Some asshole is out there at, what is it? A glance at the alarm clock says, 9:34AM. And this isn’t the first time, or even the second! Last Sunday morning, it was the same goddamn racket. I became righteously distracted after stepping in fresh vomit (thanks, roommate), but unable to confront the perpetrator. They call it the “Greek System,” but I don’t know how anyone in their right mind can call it that- there’s nothing systematic about it. It seems like every night, a new form of entertainment is being refined by these fine gentlemen. Between Vuvuzelas, Tour-de-Franzia, and Tuesday-Night-Drunk-Nights, silence is seldom achieved in the land of chaos. In the still of the night, our nation’s college youth opts to refine their drinking skills.
The noise is as constant as it is disgusting. Between the freshman pledge who has been projectile vomiting out of third-story window since the party ended (now he’s just dry heaving), to the garbage-man who is visibly tickled to wake us up at the crack of dawn, when you finally do hear silence, it wakes you up. And then you hear the pavement crawl. Who was that at dinner last night talking about “some Asian dude” they yelled at who was digging in our trash last week? The thought of his return frustrates me, especially at this hour. I try to concentrate on the possibilities but all I can think about is my aching head, and that sound.
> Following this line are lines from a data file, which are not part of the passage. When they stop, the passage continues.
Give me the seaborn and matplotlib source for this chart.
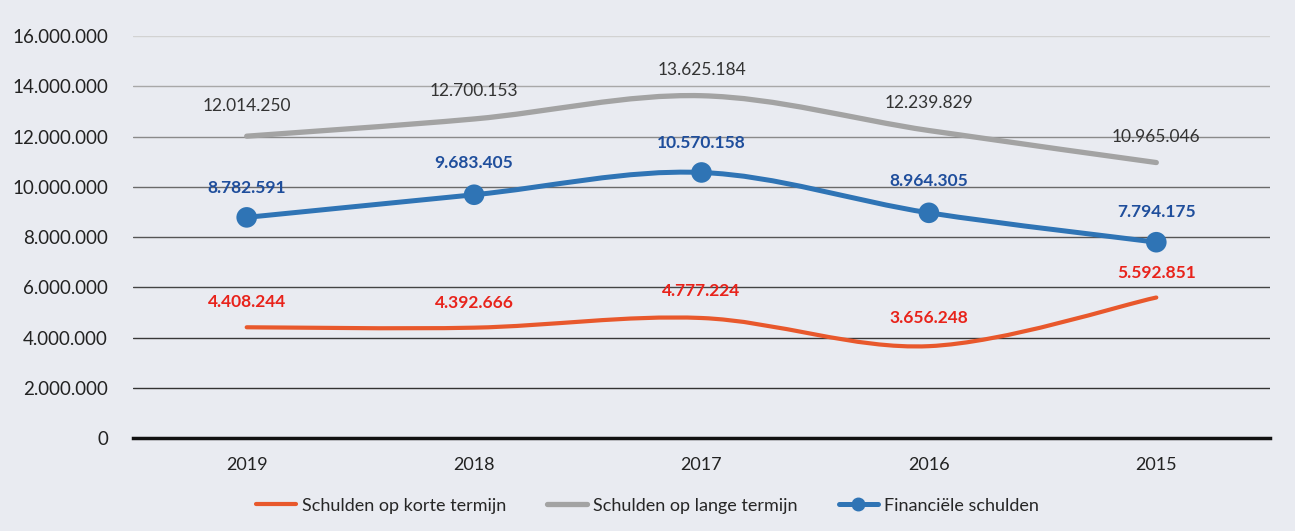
import numpy as np
import seaborn as sns
import matplotlib.pyplot as plt
from matplotlib.path import Path
from matplotlib.patches import PathPatch
from matplotlib.lines import Line2D
from matplotlib.ticker import FuncFormatter

years = ['2019', '2018', '2017', '2016', '2015']
kort = [4408244, 4392666, 4777224, 3656248, 5592851]
lang = [12014250, 12700153, 13625184, 12239829, 10965046]
fin = [8782591, 9683405, 10570158, 8964305, 7794175]

names = ['Schulden op korte termijn', 'Schulden op lange termijn', 'Financiële schulden']

sns.set_theme(style='white')
plt.rcParams['font.family'] = ['Lato', 'DejaVu Sans']

bg = '#e9ebf1'
fig = plt.figure(figsize=(12.95, 5.31), dpi=100, facecolor=bg)
ax = fig.add_axes([0.1027, 0.1751, 0.878, 0.757])
ax.set_facecolor('none')


def dots(v):
    return f'{v:,.0f}'.replace(',', '.')


def smooth_path(xs, ys):
    # Excel-style smoothed line (Catmull-Rom as cubic Bezier)
    pts = np.column_stack([xs, ys]).astype(float)
    ext = np.vstack([pts[0], pts, pts[-1]])
    verts = [tuple(pts[0])]
    codes = [Path.MOVETO]
    for i in range(1, len(ext) - 2):
        p0, p1, p2, p3 = ext[i - 1], ext[i], ext[i + 1], ext[i + 2]
        c1 = p1 + (p2 - p0) / 6
        c2 = p2 - (p3 - p1) / 6
        verts += [tuple(c1), tuple(c2), tuple(p2)]
        codes += [Path.CURVE4] * 3
    return Path(verts, codes)


xpos = np.arange(len(years))
series = [
    (kort, '#e8582c', 3.0, '#e8231b', 'bold', [18, 18, 19.5, 20, 18]),
    (lang, '#a3a3a3', 3.8, '#333333', 'normal', [22, 20, 18.5, 20, 18.5]),
    (fin, '#2f74b5', 3.6, '#1f4e9c', 'bold', [21.5, 23, 21.5, 23, 21.5]),
]

# gridlines, fading towards the top like the scan
grid_cols = ['#333333', '#383838', '#444444', '#555555', '#6a6a6a', '#8a8a8a', '#a8a8a8', '#d2d2d2']
for v, gc in zip(range(2000000, 16000001, 2000000), grid_cols):
    ax.axhline(v, color=gc, lw=1.0, zorder=1)

for vals, col, lw, tcol, tw, offs in series:
    ax.add_patch(PathPatch(smooth_path(xpos, vals), fill=False, edgecolor=col,
                           lw=lw, capstyle='round', zorder=3))
    for x, v, o in zip(xpos, vals, offs):
        ax.annotate(dots(v), (x, v), xytext=(0, o), textcoords='offset points',
                    ha='center', va='center', fontsize=12.5, color=tcol,
                    fontweight=tw, zorder=5)

sns.scatterplot(x=xpos, y=fin, color='#2f74b5', s=220, edgecolor='none',
                ax=ax, zorder=4, legend=False)

ax.set_xlim(-0.5, 4.5)
ax.set_ylim(0, 16000000)
ax.set_xticks(xpos)
ax.set_xticklabels(years)
ax.set_xticks(np.arange(-0.5, 5, 1), minor=True)
ax.tick_params(axis='x', which='major', length=0, pad=14, labelsize=13, colors='#222222')
ax.tick_params(axis='x', which='minor', length=6, width=2.5, direction='out', color='#111111')
ax.set_yticks(range(0, 16000001, 2000000))
ax.yaxis.set_major_formatter(FuncFormatter(lambda v, p: dots(v)))
ax.tick_params(axis='y', length=0, pad=18, labelsize=13.5, colors='#222222')

for s in ['top', 'right', 'left']:
    ax.spines[s].set_visible(False)
ax.spines['bottom'].set_color('#111111')
ax.spines['bottom'].set_linewidth(2.5)

handles = [
    Line2D([], [], color='#e8582c', lw=3.0),
    Line2D([], [], color='#a3a3a3', lw=3.8),
    Line2D([], [], color='#2f74b5', lw=3.6, marker='o', markersize=9),
]
fig.legend(handles, names, loc='center', bbox_to_anchor=(0.5, 0.048), ncol=3,
           frameon=False, fontsize=13, handlelength=2.2, columnspacing=2.3,
           handletextpad=0.3)

plt.savefig('out.png', dpi=100, facecolor=bg)
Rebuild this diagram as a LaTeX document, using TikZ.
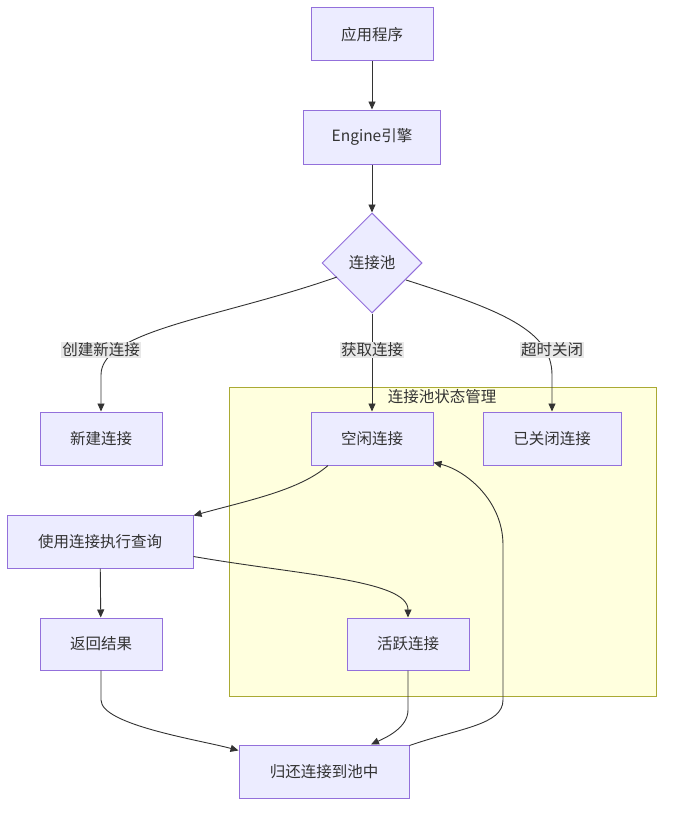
\documentclass[tikz,border=0pt]{standalone}
\usepackage{fontspec}
\setmainfont{Noto Sans CJK SC}
\usetikzlibrary{arrows.meta,shapes.geometric}
\definecolor{nodefill}{HTML}{ECECFF}
\definecolor{nodeline}{HTML}{9370DB}
\definecolor{clfill}{HTML}{FFFFDE}
\definecolor{clline}{HTML}{AAAA33}
\definecolor{edge}{HTML}{333333}
\definecolor{lblbg}{HTML}{E8E8E8}
\tikzset{
  txt/.style={text=edge, font=\fontsize{15.5}{18}\selectfont},
  box/.style={draw=nodeline, fill=nodefill, line width=1pt, inner sep=0pt, txt},
  dia/.style={diamond, draw=nodeline, fill=nodefill, line width=1pt, inner sep=0pt,
    minimum width=100pt, minimum height=100pt, txt},
  conn/.style={draw=edge, line width=0.9pt, -{Triangle[length=8pt,width=7pt]}},
  lbl/.style={fill=lblbg, inner sep=1pt, txt},
}
\begin{document}
\begin{tikzpicture}[x=1pt,y=-1pt]
\useasboundingbox (0,0) rectangle (672,816);
% cluster
\node[draw=clline, fill=clfill, line width=1pt, minimum width=427pt, minimum height=309pt, inner sep=0pt] (cl) at (442.5,541.5) {};
\node[txt] (cltitle) at (442,397) {连接池状态管理};
% nodes
\node[box, minimum width=122pt, minimum height=53pt] (app) at (372,34.5) {应用程序};
\node[box, minimum width=137pt, minimum height=54pt] (eng) at (372,137) {Engine引擎};
\node[dia] (pool) at (372,263) {连接池};
\node[box, minimum width=122pt, minimum height=53pt] (new) at (101,438.5) {新建连接};
\node[box, minimum width=122pt, minimum height=53pt] (idle) at (372,438.5) {空闲连接};
\node[box, minimum width=138pt, minimum height=53pt] (closed) at (552,438.5) {已关闭连接};
\node[box, minimum width=186pt, minimum height=53pt] (use) at (100,541.5) {使用连接执行查询};
\node[box, minimum width=122pt, minimum height=52pt] (ret) at (101,644) {返回结果};
\node[box, minimum width=122pt, minimum height=52pt] (act) at (408,644) {活跃连接};
\node[box, minimum width=170pt, minimum height=53pt] (back) at (324,771.5) {归还连接到池中};
% edges
\draw[conn] (app) -- (eng);
\draw[conn] (eng) -- (pool);
\coordinate (pl) at (337,277);
\coordinate (pr) at (406,280);
\draw[conn] (pl) .. controls (220,318) and (101,330) .. (101,375) -- (new.north);
\draw[conn] (pool) -- (idle);
\draw[conn] (pr) .. controls (500,310) and (552,330) .. (552,375) -- (closed.north);
\node[lbl] (l1) at (101,350) {创建新连接};
\node[lbl] (l2) at (372,350) {获取连接};
\node[lbl] (l3) at (552,350) {超时关闭};
\draw[conn] ([xshift=-44pt]idle.south) .. controls (300,490) and (250,500) .. ([yshift=-1pt]use.north east);
\draw[conn] ([yshift=-15pt]use.east) .. controls (300,575) and (408,580) .. (act.north);
\draw[conn] (use) -- (ret);
\draw[conn] (ret.south) -- (101,700) .. controls (101,725) and (200,740) .. ([yshift=-6pt]back.north west);
\draw[conn] (act.south) -- (408,710) .. controls (408,728) and (385,738) .. ([xshift=47pt]back.north);
\draw[conn] ([yshift=-1pt]back.north east) .. controls (460,728) and (503,725) .. (503,700) -- (503,545) .. controls (503,500) and (465,470) .. ([yshift=3pt]idle.south east);
\end{tikzpicture}
\end{document}
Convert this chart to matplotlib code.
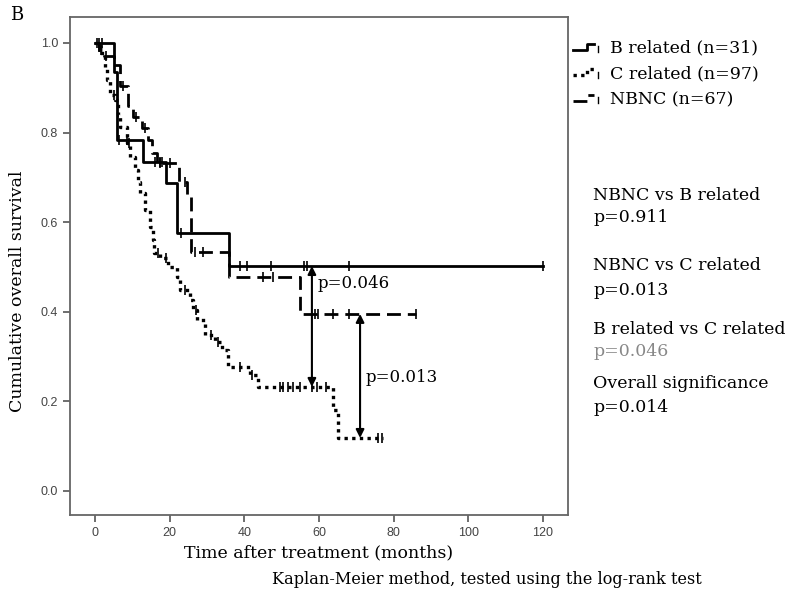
import numpy as np
import matplotlib
matplotlib.use("Agg")
import matplotlib.pyplot as plt
from matplotlib.lines import Line2D
from matplotlib.legend_handler import HandlerBase

# Datos (Kaplan-Meier)
b_times = [0, 5.1, 6.0, 12.9, 19.0, 22.0, 36.0]
b_surv = [1.0, 0.935, 0.783, 0.734, 0.688, 0.576, 0.502]
b_end = 120.0
b_cens = [1.0, 2.0, 6.5, 8.5, 16.0, 17.5, 18.0, 23.0, 38.8, 40.7, 47.2, 56.0, 56.8, 68.0, 120.0]

nb_times = [0, 1.0, 2.5, 5.0, 6.7, 8.8, 10.2, 12.6, 14.2, 15.3, 16.6, 22.5, 24.7, 25.7, 36.0, 55.0]
nb_surv = [1.0, 0.985, 0.97, 0.951, 0.904, 0.859, 0.835, 0.810, 0.783, 0.754, 0.732, 0.690, 0.656, 0.533, 0.477, 0.395]
nb_end = 86.0
nb_cens = [1.5, 3.0, 7.5, 11.0, 13.5, 17.5, 20.0, 24.0, 26.8, 29.0, 45.0, 47.7, 59.0, 59.7, 63.8, 68.0, 86.0]

c_times = [0, 0.8, 2.0, 2.7, 3.2, 4.0, 5.4, 6.2, 6.7, 8.6, 9.4, 10.7, 11.5, 12.1, 13.4, 14.7, 15.5, 15.8,
           17.4, 19.6, 22.0, 22.8, 25.4, 26.3, 27.3, 29.5, 32.1, 34.0, 35.6, 41.5, 43.7, 63.8, 65.1]
c_surv = [1.0, 0.99, 0.97, 0.946, 0.917, 0.884, 0.873, 0.839, 0.813, 0.777, 0.746, 0.717, 0.690, 0.665,
          0.627, 0.589, 0.560, 0.531, 0.520, 0.500, 0.478, 0.449, 0.426, 0.404, 0.382, 0.348, 0.333,
          0.315, 0.277, 0.259, 0.232, 0.181, 0.118]
c_end = 77.1
c_cens = [0.5, 1.2, 5.0, 9.0, 17.0, 19.0, 24.0, 27.0, 31.0, 33.0, 38.8, 42.0, 49.6, 50.4, 51.7, 53.0,
          55.0, 58.0, 59.5, 62.0, 75.8, 76.9]

labels = ["B related (n=31)", "C related (n=97)", "NBNC (n=67)"]

# flechas con p-valores (x, y abajo, y arriba, texto)
arrow_x = [58.1, 71.0]
arrow_lo = [0.232, 0.118]
arrow_hi = [0.502, 0.395]
arrow_txt = ["p=0.046", "p=0.013"]
arrow_txt_y = [0.462, 0.254]

side_txt = ["NBNC vs B related", "p=0.911", "NBNC vs C related", "p=0.013",
            "B related vs C related", "p=0.046", "Overall significance", "p=0.014"]
side_y = [195, 218, 266, 290, 329, 352, 384, 408]
side_col = ["black", "black", "black", "black", "black", "#888888", "black", "black"]

SERIF = "DejaVu Serif"

def step_at(times, surv, t):
    idx = np.searchsorted(times, t, side="right") - 1
    return np.array(surv)[idx]

# icono de leyenda en forma de escalón
class StepHandler(HandlerBase):
    def create_artists(self, legend, orig, xd, yd, width, height, fontsize, trans):
        x0, y0 = -xd, -yd
        xs = [x0, x0 + 0.55 * width, x0 + 0.55 * width, x0 + 0.85 * width]
        ys = [y0 + 0.25 * height, y0 + 0.25 * height, y0 + 0.75 * height, y0 + 0.75 * height]
        l1 = Line2D(xs, ys)
        l1.update_from(orig)
        l1.set_data(xs, ys)
        l2 = Line2D([x0 + width, x0 + width], [y0 + 0.05 * height, y0 + 0.55 * height], color="black", lw=1)
        for l in (l1, l2):
            l.set_transform(trans)
            l.set_clip_on(False)
            l.set_clip_box(None)
            l.set_clip_path(None)
        return [l1, l2]

fig = plt.figure(figsize=(7.92, 6.0), dpi=100)
ax = fig.add_axes([70 / 792, 1 - 515 / 600, 498 / 792, 498 / 600])

styles = [dict(ls="-", lw=2.0), dict(ls=(0, (1, 1.3)), lw=2.4), dict(ls=(0, (5, 2.5)), lw=2.0)]
groups = [(b_times, b_surv, b_end, b_cens), (c_times, c_surv, c_end, c_cens), (nb_times, nb_surv, nb_end, nb_cens)]

handles = []
for (t, s, end, cens), st, lab in zip(groups, styles, labels):
    tx = list(t) + [end]
    sy = list(s) + [s[-1]]
    h, = ax.step(tx, sy, where="post", color="black", label=lab, **st)
    handles.append(h)
    ax.plot(cens, step_at(t, s, cens), linestyle="none", marker="|", markersize=7,
            markeredgewidth=1.2, color="black")

for x, lo, hi, txt, ty in zip(arrow_x, arrow_lo, arrow_hi, arrow_txt, arrow_txt_y):
    ax.annotate("", xy=(x, lo), xytext=(x, hi),
                arrowprops=dict(arrowstyle="<|-|>", color="black", lw=1.5, mutation_scale=12,
                                shrinkA=0, shrinkB=0))
    ax.text(x + 1.6, ty, txt, fontsize=12, family=SERIF, va="center", ha="left")

ax.set_xlim(-6.7, 126.7)
ax.set_ylim(-0.054, 1.058)
ax.set_xticks([0, 20, 40, 60, 80, 100, 120])
ax.set_yticks([0.0, 0.2, 0.4, 0.6, 0.8, 1.0])
ax.set_yticklabels(["0.0", "0.2", "0.4", "0.6", "0.8", "1.0"])
ax.tick_params(direction="out", length=5, width=1.2, color="#555555", labelcolor="#444444",
               labelsize=9)
for lab in ax.get_xticklabels() + ax.get_yticklabels():
    lab.set_family("Liberation Sans")
for sp in ax.spines.values():
    sp.set_color("#666666")
    sp.set_linewidth(1.3)

ax.set_xlabel("Time after treatment (months)", fontsize=12.5, family=SERIF)
ax.xaxis.set_label_coords(0.5, -0.058)
ax.set_ylabel("Cumulative overall survival", fontsize=12.5, family=SERIF)
ax.yaxis.set_label_coords(-0.088, 0.45)

ax.legend(handles=handles, handler_map={Line2D: StepHandler()}, loc="upper left",
          bbox_to_anchor=(1.0, 0.965), frameon=False, prop={"family": SERIF, "size": 12.5},
          handlelength=1.4, handletextpad=0.7, labelspacing=0.5, borderaxespad=0.1,
          borderpad=0.2)

for txt, y, col in zip(side_txt, side_y, side_col):
    fig.text(593 / 792, 1 - y / 600, txt, fontsize=12.5, family=SERIF, color=col, va="center", ha="left")

fig.text(272 / 792, 1 - 580 / 600, "Kaplan-Meier method, tested using the log-rank test",
         fontsize=11.6, family=SERIF, va="center", ha="left")
fig.text(10 / 792, 1 - 15 / 600, "B", fontsize=13, family=SERIF, va="center", ha="left")

fig.savefig("out.png", dpi=100)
“THUCK! THUCK!” Much louder this time.
“…duuuude. What the fuck!” It’s my roommate Ameer. He’s in the bunk above me. His voice sounds as bad as I feel. “That Asian guy is back for our cans again”
“What guy? What are you talking about?”
What he tells me infuriates me. Apparently the noise that has been torturing me for weeks is the sound of some old guy spending his twilight years digging through fraternity trash on an eco-friendly mission to supplement his retirement. He pulls every garbage bag out of both of our brown dumpsters and removes each and every discarded can, crushes them one by one, and then takes them in for money. Just the sheer smell of those dumpsters is enough to keep most people far away, but this guy “don’t care” Ameer tells me.
I have heard enough and head for the door. Fighting back the urge to puke, I make my way down the hallway, through the trash that litters the hallway of the third floor. How exactly I’m going to confront this guy starts running through my head. I can still hear the aluminum dragging on the outside pavement- the sound seems to be able to permeate any wall, regardless of its thickness.
I shove the back door open and descended the stairs. A small man comes into view, but he’s not by the dumpsters at all. I ponder exactly how to approach him when I realize what I’ve overlooked. My feet stop carrying me as I discover the epicenter of the “thuck-thucks”. This middle aged Asian man is bent over a wheelbarrow filled with concrete. Just a few feet away, next to his gigantic garbage bag full of crushed-cans, a three-foot hole that used to be in our parking lot lies in a drying mass of wet concrete. The man smiles at me and nods his head. Something becomes painfully clear: we drink enough beer in the Greek System that we have fully-grown men stalking our dumpsters for the remnants. Something else begins to tickle my brain. Around my freshman year of college, the alley behind my house developed a pothole which quickly eroded and turned into a frightening three foot deep abyss of glass and garbage. The fraternal powers that be were never able to get around to fixing this problem, but nothing gets past this guy.
It occurs to me how profound this is. In a capitalistic world, this man is merely taking advantage of our failure to capitalize on our potential markets; he has turned our trash into a commodity, and a very lucrative one at that. And yet rather than keeping all the profit for himself like any normal person might have, he has opted to help out his fellow man and pay some of it forward. I realized that this blind kindness would forever humble me; “the true gentlemanis than whose conduct proceeds from good will and an acute sense of propriety”. In that moment, I knew that this little old man had more class than any of us frat boys ever would.